Alors que les besoins sociaux auprès des CPAS sont en augmentation, le gouvernement fédéral a entériné une réduction des dépenses sur les CPAS de 37,4 millions € lors de l’ajustement budgétaire de février 2013. Les communes, qui doivent combler les manques dans les budgets de leur CPAS, voient ainsi un surcoût qui leur revient directement. En outre, le service public de l’intégration sociale constate également que l’écart entre communes riches et pauvres s’est creusé au cours des 10 dernières années. Dans les communes à revenu médian élevé, le nombre de bénéficiaires du CPAS pour 1000 habitants est passé de 7,8 à 5,5 alors que dans les communes à revenu médian faible ce chiffre est passé de 19,7 à 29,6. A Bruxelles, tout cela signifie une aggravation des déficits budgétaires et des pénuries pour les communes de la première couronne où se retrouvent concentrés les quartiers pauvres.
Selon le forum bruxellois de lutte contre la pauvreté, il y aurait environ 1900 sans-abris « dénombrables » en 2013 (selon différentes associations d’aide, ce serait même 2500, dont 500 de plus sur la dernière année), dont environ 40% de femmes, une proportion en augmentation.
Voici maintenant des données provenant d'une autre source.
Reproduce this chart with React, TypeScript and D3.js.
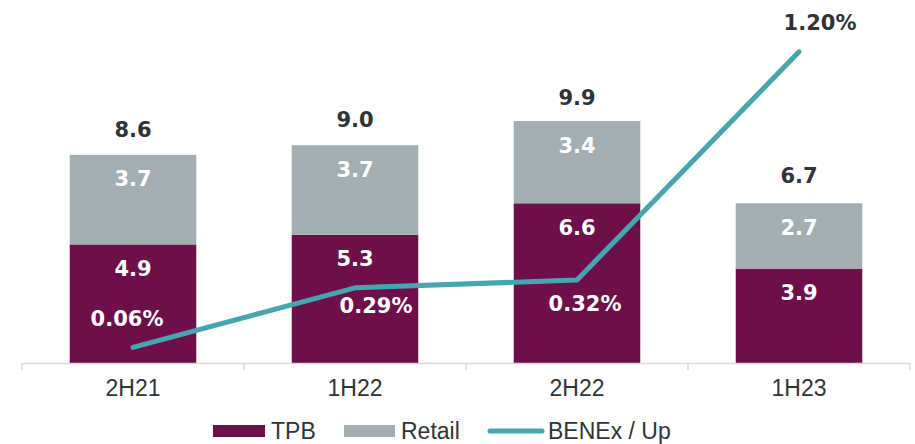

Au Samu Social, leur nombre a triplé entre 2002 et 2011, passant de 300 à 1000. En 1999, les femmes ne représentaient encore que 1% des sans-abris au Samu Social. Dans les maisons d’accueil, 96% des familles monoparentales accueillies sont des mères séparées. Cette représentation accrue des femmes parmi les sans-abris est comme pour le CPAS un reflet de la précarisation des conditions de vie des femmes dans la société en conséquence directe des politiques d’assainissement dans les infrastructures et services collectifs.